To NPR, as we watch it all collapse
It’s high time you started asking that. Lots of people have studied it. Consider it as a recurrent “tripping point”. To look at one piece at a time it helps to “assume away” ALL the “usual suspects”.
Say you assume the earth has infinite resources, people have limitless good will and make no glaring errors of personal responsibility or arithmetic…, etc. Say people are only limited by not having limitless ability to understand and adapt to increasingly complex things.
Following standard procedure, then, investors will automatically compound their profit taking until everything gets too complicated and there are no profits to take. The reason the trap is recurrent, and every generation appears to “forget” and makes the same error over and over, is that we only fix the complications that were the tripping point blamed in the past.

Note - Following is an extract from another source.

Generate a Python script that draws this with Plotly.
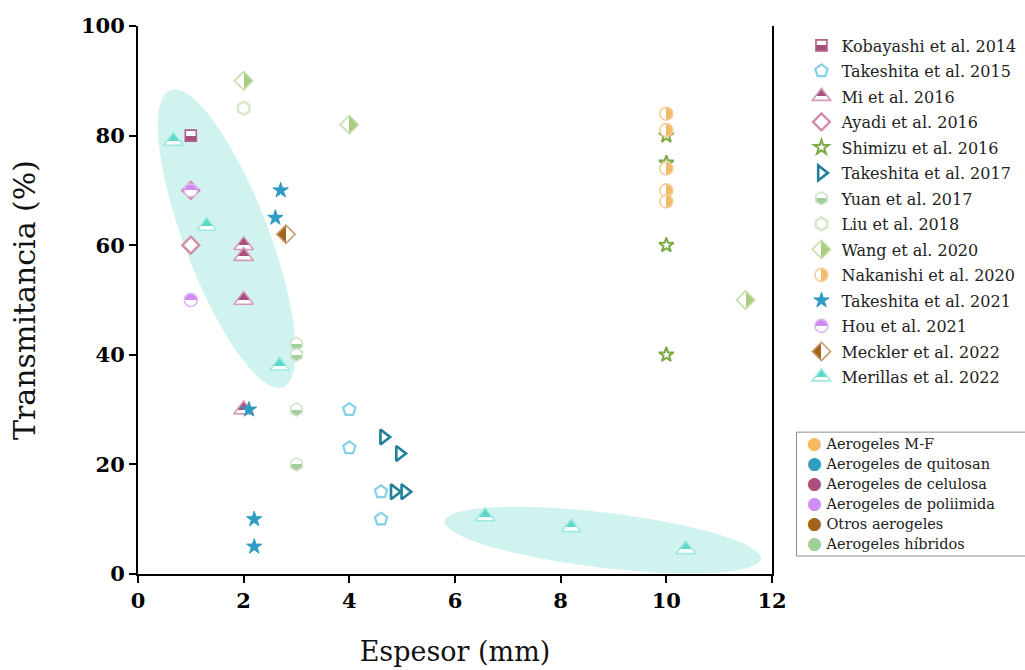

Each time it’s a new “complication” that trips people up and our error is finding it “totally unexpected”. J M Keynes noticed the general problem, and the shockingly obvious solution. He was laughed at for his very useful, if disturbing, insight .
There are fine points to think over, of course, but the one certainty is that how to prevent these recurrent collapses, without permanent collapse, is to break the cycle of multiplying complications by investors choosing to spend enough. In an endless spiral of taking profit, the one exit without collapse is for people to stop their profit taking. They’d need to spend their gains rather than hoard them.
Considering that unavoidable physical cause of the system’s fragility will at least start the learning as we “peek over the edge of our teacup” to glimpse a new world.